### What is asked
Print the listing from its top line through the line containing "const left = 155, right", nothing more, and leave out the pictures.

-*-

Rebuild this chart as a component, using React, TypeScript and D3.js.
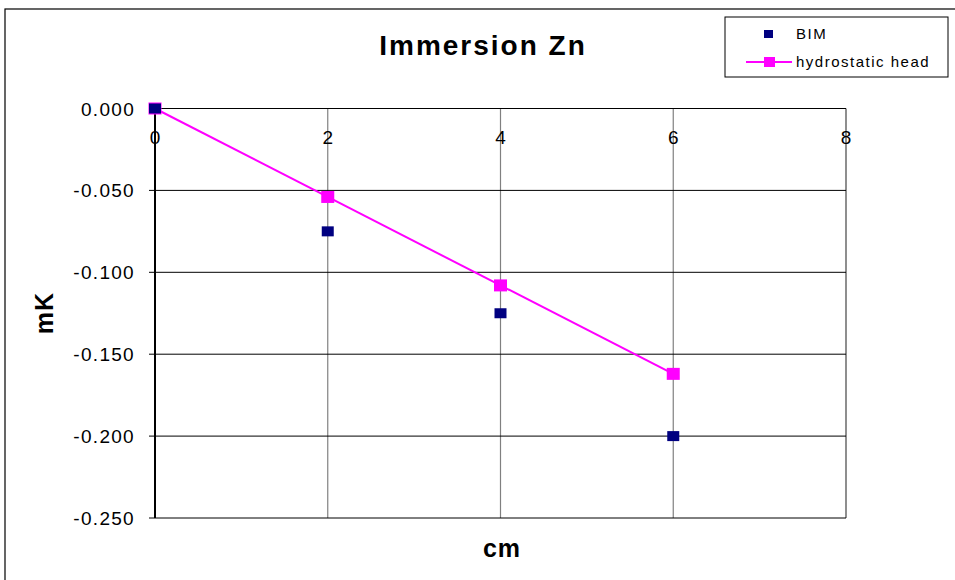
import React from "react";
import * as d3 from "d3";

const xTicks = [0, 2, 4, 6, 8];
const yTicks = [0, -0.05, -0.1, -0.15, -0.2, -0.25];
const bimX = [0, 2, 4, 6];
const bimY = [0, -0.075, -0.125, -0.2];
const hydroX = [0, 2, 4, 6];
const hydroY = [0, -0.054, -0.108, -0.162];

const W = 955;
const H = 580;
const left = 155, right = 846, top = 108.5, bottom = 518;

export default function App() {
  const x = d3.scaleLinear().domain([0, 8]).range([left, right]);
  const y = d3.scaleLinear().domain([0, -0.25]).range([top, bottom]);
  const line = d3.line<number>().x((_, i) => x(hydroX[i])).y((d) => y(d));
  const font = "'Liberation Sans', Arial, sans-serif";
  return (
    <svg width={W} height={H} style={{ position: "absolute", left: 0, top: 0 }} fontFamily={font}>
      <rect x={0} y={0} width={W} height={H} fill="#fff" />
      <rect x={5} y={9} width={W + 10} height={H + 10} fill="none" stroke="#000" strokeWidth={1.2} />
      <text x={483} y={55} textAnchor="middle" fontWeight="bold" fontSize={28} letterSpacing={2}>Immersion Zn</text>
      {xTicks.slice(1).map((t) => (
        <line key={"vx" + t} x1={x(t)} x2={x(t)} y1={top} y2={bottom} stroke={t === 8 ? "#444" : "#808080"} strokeWidth={1.2} />
      ))}
      {yTicks.map((t) => (
        <line key={"hy" + t} x1={left} x2={right} y1={y(t)} y2={y(t)} stroke="#000" strokeWidth={1} />
      ))}
      <line x1={left} x2={left} y1={top} y2={bottom} stroke="#000" strokeWidth={2} />
      {yTicks.map((t) => (
        <g key={"yt" + t}>
          <line x1={left - 6} x2={left} y1={y(t)} y2={y(t)} stroke="#000" />
          <text x={135} y={y(t) + 7} textAnchor="end" fontSize={19} letterSpacing={1.3}>{d3.format(".3f")(t).replace("−", "-")}</text>
        </g>
      ))}
      {xTicks.map((t) => (
        <text key={"xt" + t} x={x(t)} y={144} textAnchor="middle" fontSize={19}>{t}</text>
      ))}
      <path d={line(hydroY) || ""} fill="none" stroke="#ff00ff" strokeWidth={2} />
      {hydroY.map((v, i) => (
        <rect key={"h" + i} x={x(hydroX[i]) - 6.5} y={y(v) - 6} width={13} height={12} fill="#ff00ff" />
      ))}
      {bimY.map((v, i) => (
        <rect key={"b" + i} x={x(bimX[i]) - 6} y={y(v) - 5} width={12} height={10} fill="#000080" />
      ))}
      <text transform={`translate(53,313) rotate(-90)`} textAnchor="middle" fontWeight="bold" fontSize={25} letterSpacing={1}>mK</text>
      <text x={502} y={557} textAnchor="middle" fontWeight="bold" fontSize={25} letterSpacing={1}>cm</text>
      <rect x={725} y={17} width={223} height={60} fill="#fff" stroke="#000" strokeWidth={1} />
      <rect x={764} y={30} width={9} height={8} fill="#000080" />
      <text x={796} y={39} fontSize={15} letterSpacing={1.5}>BIM</text>
      <line x1={746} x2={792} y1={62} y2={62} stroke="#ff00ff" strokeWidth={2} />
      <rect x={764} y={57} width={11} height={10} fill="#ff00ff" />
      <text x={796} y={67} fontSize={15} letterSpacing={1.5}>hydrostatic head</text>
    </svg>
  );
}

-*-

### Solution to this problem
Rebuild this chart as a component, using React, TypeScript and D3.js.
import React from "react";
import * as d3 from "d3";

const xTicks = [0, 2, 4, 6, 8];
const yTicks = [0, -0.05, -0.1, -0.15, -0.2, -0.25];
const bimX = [0, 2, 4, 6];
const bimY = [0, -0.075, -0.125, -0.2];
const hydroX = [0, 2, 4, 6];
const hydroY = [0, -0.054, -0.108, -0.162];

const W = 955;
const H = 580;
const left = 155, right = 846, top = 108.5, bottom = 518;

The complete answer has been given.